Description of the task :: Copy exactly, and only, the lines below from the first through the one containing "const py = v => 1 - v / H;", both included; pictures are omitted.

Given data ::

'''

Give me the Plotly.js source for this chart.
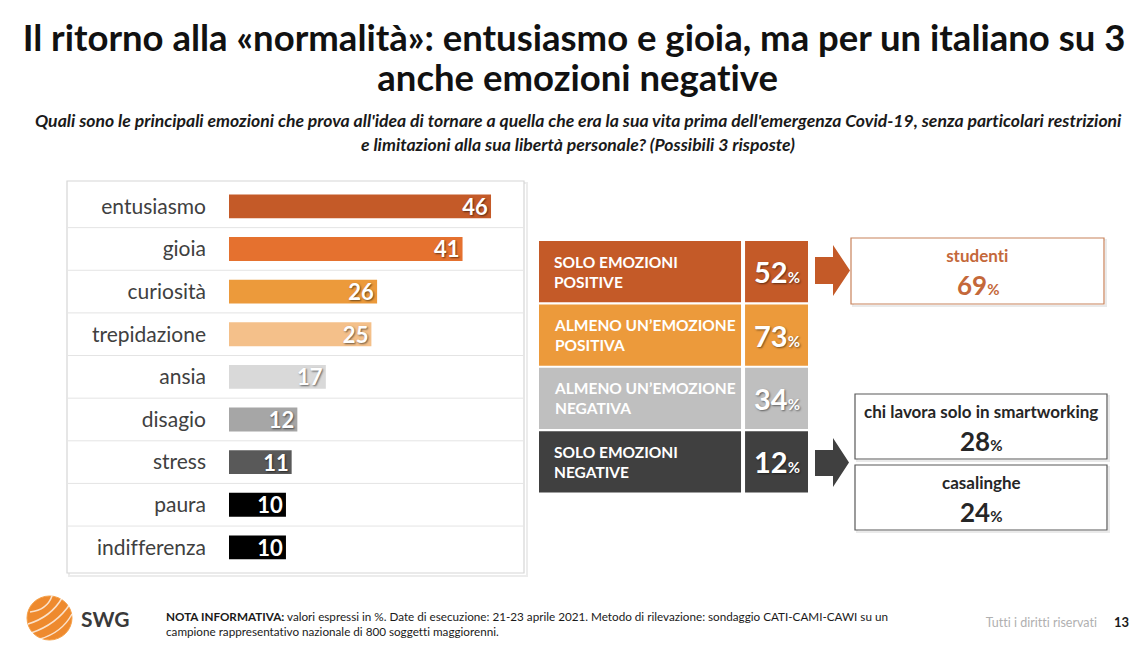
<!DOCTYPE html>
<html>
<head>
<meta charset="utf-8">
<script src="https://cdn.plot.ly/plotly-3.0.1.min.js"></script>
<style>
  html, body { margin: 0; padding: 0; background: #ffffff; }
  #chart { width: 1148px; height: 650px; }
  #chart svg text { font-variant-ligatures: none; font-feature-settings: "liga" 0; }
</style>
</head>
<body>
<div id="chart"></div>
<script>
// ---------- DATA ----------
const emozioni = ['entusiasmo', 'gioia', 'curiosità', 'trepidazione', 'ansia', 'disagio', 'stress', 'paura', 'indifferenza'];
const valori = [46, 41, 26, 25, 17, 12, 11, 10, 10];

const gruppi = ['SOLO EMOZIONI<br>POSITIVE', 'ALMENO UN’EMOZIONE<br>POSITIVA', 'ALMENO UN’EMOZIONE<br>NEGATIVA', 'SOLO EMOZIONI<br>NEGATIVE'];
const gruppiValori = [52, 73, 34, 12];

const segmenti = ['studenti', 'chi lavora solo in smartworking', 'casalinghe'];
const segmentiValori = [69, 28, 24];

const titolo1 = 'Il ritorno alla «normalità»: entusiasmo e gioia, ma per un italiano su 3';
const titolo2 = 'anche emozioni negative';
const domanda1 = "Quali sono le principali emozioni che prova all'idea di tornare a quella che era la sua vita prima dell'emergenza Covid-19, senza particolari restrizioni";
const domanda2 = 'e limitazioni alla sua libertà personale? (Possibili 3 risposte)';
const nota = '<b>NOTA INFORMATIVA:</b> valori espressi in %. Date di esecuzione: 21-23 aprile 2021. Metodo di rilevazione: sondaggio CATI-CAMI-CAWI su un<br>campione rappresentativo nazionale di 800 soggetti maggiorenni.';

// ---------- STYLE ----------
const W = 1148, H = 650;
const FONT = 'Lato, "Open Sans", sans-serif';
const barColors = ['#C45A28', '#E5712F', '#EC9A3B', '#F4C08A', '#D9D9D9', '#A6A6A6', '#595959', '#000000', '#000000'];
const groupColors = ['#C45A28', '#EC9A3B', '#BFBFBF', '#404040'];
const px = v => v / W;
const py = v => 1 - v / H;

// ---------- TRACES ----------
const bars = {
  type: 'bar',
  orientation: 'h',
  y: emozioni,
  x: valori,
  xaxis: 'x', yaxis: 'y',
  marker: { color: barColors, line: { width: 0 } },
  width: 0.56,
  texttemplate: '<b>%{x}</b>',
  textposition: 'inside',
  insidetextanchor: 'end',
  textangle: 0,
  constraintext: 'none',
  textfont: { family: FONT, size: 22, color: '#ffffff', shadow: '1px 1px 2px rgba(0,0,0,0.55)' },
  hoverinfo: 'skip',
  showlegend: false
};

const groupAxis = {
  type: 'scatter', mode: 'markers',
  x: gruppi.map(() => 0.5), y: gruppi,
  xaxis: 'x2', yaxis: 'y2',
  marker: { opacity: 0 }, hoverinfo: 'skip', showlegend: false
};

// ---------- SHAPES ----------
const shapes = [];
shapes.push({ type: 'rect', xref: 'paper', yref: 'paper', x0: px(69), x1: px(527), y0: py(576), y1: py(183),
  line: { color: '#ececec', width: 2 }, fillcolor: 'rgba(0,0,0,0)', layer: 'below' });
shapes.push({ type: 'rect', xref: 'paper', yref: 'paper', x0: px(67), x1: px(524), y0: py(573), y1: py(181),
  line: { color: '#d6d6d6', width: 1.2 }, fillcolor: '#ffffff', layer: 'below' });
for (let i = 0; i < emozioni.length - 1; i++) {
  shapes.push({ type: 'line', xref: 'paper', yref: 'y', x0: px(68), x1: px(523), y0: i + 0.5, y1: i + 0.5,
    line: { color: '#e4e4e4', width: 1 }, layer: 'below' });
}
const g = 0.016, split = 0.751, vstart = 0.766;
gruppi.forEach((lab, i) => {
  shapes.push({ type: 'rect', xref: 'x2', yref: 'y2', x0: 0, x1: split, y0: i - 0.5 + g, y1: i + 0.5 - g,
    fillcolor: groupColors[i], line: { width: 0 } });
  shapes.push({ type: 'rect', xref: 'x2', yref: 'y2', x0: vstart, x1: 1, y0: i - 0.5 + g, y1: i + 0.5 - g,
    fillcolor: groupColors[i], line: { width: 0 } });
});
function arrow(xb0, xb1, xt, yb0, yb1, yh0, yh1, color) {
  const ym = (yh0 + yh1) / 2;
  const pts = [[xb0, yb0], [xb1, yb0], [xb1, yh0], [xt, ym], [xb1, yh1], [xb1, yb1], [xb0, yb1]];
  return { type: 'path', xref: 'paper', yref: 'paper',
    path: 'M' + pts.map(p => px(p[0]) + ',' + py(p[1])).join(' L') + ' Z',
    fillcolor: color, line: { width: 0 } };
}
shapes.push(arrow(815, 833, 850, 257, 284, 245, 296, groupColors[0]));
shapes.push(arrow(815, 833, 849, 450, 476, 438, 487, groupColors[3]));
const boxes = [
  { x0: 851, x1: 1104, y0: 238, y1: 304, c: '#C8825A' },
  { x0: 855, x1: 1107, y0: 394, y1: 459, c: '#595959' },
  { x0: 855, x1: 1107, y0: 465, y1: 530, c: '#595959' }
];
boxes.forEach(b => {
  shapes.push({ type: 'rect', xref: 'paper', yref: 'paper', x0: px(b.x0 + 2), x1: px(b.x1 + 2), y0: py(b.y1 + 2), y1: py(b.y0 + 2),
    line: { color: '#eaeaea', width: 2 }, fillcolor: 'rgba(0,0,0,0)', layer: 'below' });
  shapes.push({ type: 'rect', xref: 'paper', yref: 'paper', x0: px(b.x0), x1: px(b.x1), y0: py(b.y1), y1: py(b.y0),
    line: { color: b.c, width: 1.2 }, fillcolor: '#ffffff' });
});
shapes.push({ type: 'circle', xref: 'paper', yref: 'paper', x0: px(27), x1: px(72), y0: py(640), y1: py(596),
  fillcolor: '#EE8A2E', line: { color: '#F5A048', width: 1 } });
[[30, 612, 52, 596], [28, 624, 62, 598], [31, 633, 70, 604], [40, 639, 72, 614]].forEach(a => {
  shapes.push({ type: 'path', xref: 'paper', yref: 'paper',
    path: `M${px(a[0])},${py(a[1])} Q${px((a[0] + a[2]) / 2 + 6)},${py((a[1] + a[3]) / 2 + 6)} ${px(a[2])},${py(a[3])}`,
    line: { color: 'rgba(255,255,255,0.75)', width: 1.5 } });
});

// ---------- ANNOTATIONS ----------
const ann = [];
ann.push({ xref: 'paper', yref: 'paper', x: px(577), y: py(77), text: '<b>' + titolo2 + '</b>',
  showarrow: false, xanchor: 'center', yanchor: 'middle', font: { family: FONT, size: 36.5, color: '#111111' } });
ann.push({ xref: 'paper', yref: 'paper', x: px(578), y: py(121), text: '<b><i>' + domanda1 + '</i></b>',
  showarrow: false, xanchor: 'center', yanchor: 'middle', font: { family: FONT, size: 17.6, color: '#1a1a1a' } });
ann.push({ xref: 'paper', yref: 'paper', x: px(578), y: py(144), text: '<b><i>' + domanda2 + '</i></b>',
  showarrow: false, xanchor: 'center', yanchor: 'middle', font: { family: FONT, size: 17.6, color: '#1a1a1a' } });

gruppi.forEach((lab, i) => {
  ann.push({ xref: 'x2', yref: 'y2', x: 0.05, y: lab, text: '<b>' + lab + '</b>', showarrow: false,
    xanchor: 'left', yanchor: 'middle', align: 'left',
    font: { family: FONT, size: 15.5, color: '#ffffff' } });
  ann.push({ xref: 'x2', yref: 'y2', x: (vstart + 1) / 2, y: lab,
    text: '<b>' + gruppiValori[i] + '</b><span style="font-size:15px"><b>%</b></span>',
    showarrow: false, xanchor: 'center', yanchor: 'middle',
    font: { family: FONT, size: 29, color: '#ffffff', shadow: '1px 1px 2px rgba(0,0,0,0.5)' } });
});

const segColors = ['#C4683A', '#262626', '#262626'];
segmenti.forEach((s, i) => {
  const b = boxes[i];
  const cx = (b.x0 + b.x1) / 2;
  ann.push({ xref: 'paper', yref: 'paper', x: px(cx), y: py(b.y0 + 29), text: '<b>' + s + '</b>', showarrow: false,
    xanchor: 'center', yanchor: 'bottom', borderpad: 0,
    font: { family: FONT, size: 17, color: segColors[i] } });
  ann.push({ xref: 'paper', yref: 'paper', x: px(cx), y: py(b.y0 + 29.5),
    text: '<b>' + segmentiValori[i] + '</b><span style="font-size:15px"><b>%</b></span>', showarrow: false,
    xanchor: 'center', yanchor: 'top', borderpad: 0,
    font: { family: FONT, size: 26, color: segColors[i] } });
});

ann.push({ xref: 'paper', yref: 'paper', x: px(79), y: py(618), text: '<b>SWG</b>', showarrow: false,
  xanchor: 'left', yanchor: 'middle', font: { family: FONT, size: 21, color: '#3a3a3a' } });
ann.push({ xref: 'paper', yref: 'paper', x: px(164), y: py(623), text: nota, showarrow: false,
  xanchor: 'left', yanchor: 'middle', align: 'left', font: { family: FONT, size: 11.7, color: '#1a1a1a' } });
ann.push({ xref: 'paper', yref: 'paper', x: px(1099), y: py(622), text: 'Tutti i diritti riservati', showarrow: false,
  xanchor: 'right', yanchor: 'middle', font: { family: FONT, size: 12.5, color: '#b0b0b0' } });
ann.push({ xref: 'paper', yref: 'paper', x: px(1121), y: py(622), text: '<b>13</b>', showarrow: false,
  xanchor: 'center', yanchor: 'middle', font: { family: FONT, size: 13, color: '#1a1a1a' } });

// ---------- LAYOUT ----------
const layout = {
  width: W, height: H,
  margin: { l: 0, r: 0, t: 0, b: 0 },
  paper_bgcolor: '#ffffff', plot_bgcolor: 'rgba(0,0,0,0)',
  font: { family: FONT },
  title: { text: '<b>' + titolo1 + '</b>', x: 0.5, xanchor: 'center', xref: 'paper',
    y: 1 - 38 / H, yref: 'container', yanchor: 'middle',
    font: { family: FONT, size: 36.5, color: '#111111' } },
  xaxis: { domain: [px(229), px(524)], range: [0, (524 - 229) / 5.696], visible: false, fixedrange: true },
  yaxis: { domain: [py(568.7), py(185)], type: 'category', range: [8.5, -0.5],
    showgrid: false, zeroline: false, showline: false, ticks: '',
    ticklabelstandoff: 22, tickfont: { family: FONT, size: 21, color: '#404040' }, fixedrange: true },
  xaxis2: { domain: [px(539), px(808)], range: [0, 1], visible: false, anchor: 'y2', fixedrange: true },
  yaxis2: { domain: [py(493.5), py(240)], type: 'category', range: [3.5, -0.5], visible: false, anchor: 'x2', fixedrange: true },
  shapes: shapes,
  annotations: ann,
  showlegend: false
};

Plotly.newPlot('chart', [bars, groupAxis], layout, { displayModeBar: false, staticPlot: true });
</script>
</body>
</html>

'''

Task result ::
Give me the Plotly.js source for this chart.
<!DOCTYPE html>
<html>
<head>
<meta charset="utf-8">
<script src="https://cdn.plot.ly/plotly-3.0.1.min.js"></script>
<style>
  html, body { margin: 0; padding: 0; background: #ffffff; }
  #chart { width: 1148px; height: 650px; }
  #chart svg text { font-variant-ligatures: none; font-feature-settings: "liga" 0; }
</style>
</head>
<body>
<div id="chart"></div>
<script>
// ---------- DATA ----------
const emozioni = ['entusiasmo', 'gioia', 'curiosità', 'trepidazione', 'ansia', 'disagio', 'stress', 'paura', 'indifferenza'];
const valori = [46, 41, 26, 25, 17, 12, 11, 10, 10];

const gruppi = ['SOLO EMOZIONI<br>POSITIVE', 'ALMENO UN’EMOZIONE<br>POSITIVA', 'ALMENO UN’EMOZIONE<br>NEGATIVA', 'SOLO EMOZIONI<br>NEGATIVE'];
const gruppiValori = [52, 73, 34, 12];

const segmenti = ['studenti', 'chi lavora solo in smartworking', 'casalinghe'];
const segmentiValori = [69, 28, 24];

const titolo1 = 'Il ritorno alla «normalità»: entusiasmo e gioia, ma per un italiano su 3';
const titolo2 = 'anche emozioni negative';
const domanda1 = "Quali sono le principali emozioni che prova all'idea di tornare a quella che era la sua vita prima dell'emergenza Covid-19, senza particolari restrizioni";
const domanda2 = 'e limitazioni alla sua libertà personale? (Possibili 3 risposte)';
const nota = '<b>NOTA INFORMATIVA:</b> valori espressi in %. Date di esecuzione: 21-23 aprile 2021. Metodo di rilevazione: sondaggio CATI-CAMI-CAWI su un<br>campione rappresentativo nazionale di 800 soggetti maggiorenni.';

// ---------- STYLE ----------
const W = 1148, H = 650;
const FONT = 'Lato, "Open Sans", sans-serif';
const barColors = ['#C45A28', '#E5712F', '#EC9A3B', '#F4C08A', '#D9D9D9', '#A6A6A6', '#595959', '#000000', '#000000'];
const groupColors = ['#C45A28', '#EC9A3B', '#BFBFBF', '#404040'];
const px = v => v / W;
const py = v => 1 - v / H;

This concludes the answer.